The Naked Jungle (1954)
See this for Eleanor Parker in Technicolor - the ants are just a bonus
If you go into "The Naked Jungle" expecting just a killer-ants film, you'll probably be disappointed; the word "ant" is not even mentioned until halfway through the film, and an ant is not seen until the last 20 minutes or so. But do not despair! Beautiful Technicolor, exotic locales, campy dramatics (especially when Heston equates a previously married woman to a used piano (!) and, later, sprays perfume all over her), and a hot (by any era's standards) Eleanor Parker (the scene where she invites Heston to rub her is undeniably erotically charged) in a surprisingly progressive female portrait, carry the movie for the most part; the killer ants are just a bonus. Although the film never really succeeds in making the ants scary, the scenes of their "swarming" in billions, as well as the scenes of flooding at the end, are quite impressive. *** out of 4.

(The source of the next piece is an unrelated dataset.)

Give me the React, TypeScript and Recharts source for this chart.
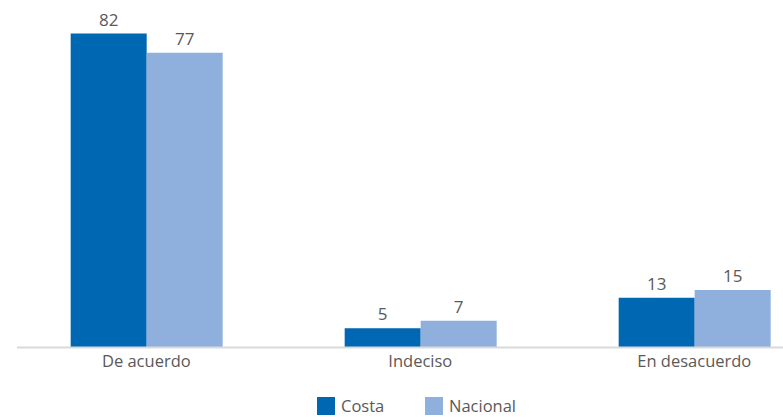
import { BarChart, Bar, XAxis, YAxis, LabelList } from 'recharts';

const categories = ['De acuerdo', 'Indeciso', 'En desacuerdo'];
const costa = [82, 5, 13];
const nacional = [77, 7, 15];

const seriesInfo = [
  { key: 'costa', name: 'Costa', color: '#0067B2' },
  { key: 'nacional', name: 'Nacional', color: '#8FB0DD' },
];

const data = categories.map((name, i) => ({
  name,
  costa: costa[i],
  nacional: nacional[i],
}));

const FONT = '"Open Sans", sans-serif';
const TEXT = '#595959';

export default function App() {
  return (
    <div
      style={{
        position: 'absolute',
        left: 0,
        top: 0,
        width: 783,
        height: 417,
        overflow: 'hidden',
        background: '#fff',
        fontFamily: FONT,
      }}
    >
      <BarChart
        width={783}
        height={417}
        data={data}
        margin={{ top: 3, right: 0, bottom: 39.5, left: 17 }}
        barCategoryGap="22.4%"
        barGap={0}
      >
        <XAxis
          dataKey="name"
          height={30}
          padding={{ left: -7.7, right: -48.3 }}
          axisLine={{ stroke: '#D9D9D9', strokeWidth: 2 }}
          tickLine={false}
          tick={{ fill: TEXT, fontSize: 16.5, fontFamily: FONT }}
          interval={0}
        />
        <YAxis hide domain={[0, 90]} />
        {seriesInfo.map((s) => (
          <Bar
            key={s.key}
            dataKey={s.key}
            name={s.name}
            fill={s.color}
            isAnimationActive={false}
          >
            <LabelList
              dataKey={s.key}
              position="top"
              offset={8}
              fill={TEXT}
              fontSize={17}
              fontFamily={FONT}
            />
          </Bar>
        ))}
      </BarChart>
      {seriesInfo.map((s, i) => (
        <div
          key={s.key}
          style={{
            position: 'absolute',
            left: i === 0 ? 317 : 425,
            top: 397,
            display: 'flex',
            alignItems: 'center',
            height: 18,
          }}
        >
          <span style={{ width: 18, height: 18, background: s.color, display: 'inline-block' }} />
          <span style={{ marginLeft: 6, color: TEXT, fontSize: 16.5, lineHeight: '18px' }}>{s.name}</span>
        </div>
      ))}
    </div>
  );
}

Bloodhounds of Broadway (1989)
Good-looking but unengaging film
"Bloodhounds of Broadway", which is set in 1928 New York, is actually a film ahead of its own time (1989) in some aspects; with its interlocking stories of tough guys, beautiful dames, underworld figures, bars, gambling, all taking place in a dark megacity, it reminded me of an early "Sin City"! But the filmmakers have put a lot more care in getting the "look" of the film right than in engaging us in the stories and the characters, some of whom are even difficult to keep straight in the first half. The all-star cast is not used to its full potential, although Madonna looks great with a dark bob haircut and has a brief and PG-rated but still hot "strip" number. ** out of 4.
Who's That Girl (1987)
The critics were wrong on this one: good fast nonthink fun
Energetic farce with fast pacing, fun 1980s music, some great vehicular stunts, and one of Madonna's better performances; she makes her kooky, flaky character real. And even though it requires little to no thinking, it still manages to satirize New York's Upper West Side high society more successfully than a more pretentious movie would. Ignore the critics and give this one a chance; it's fun. **1/2 out of 4.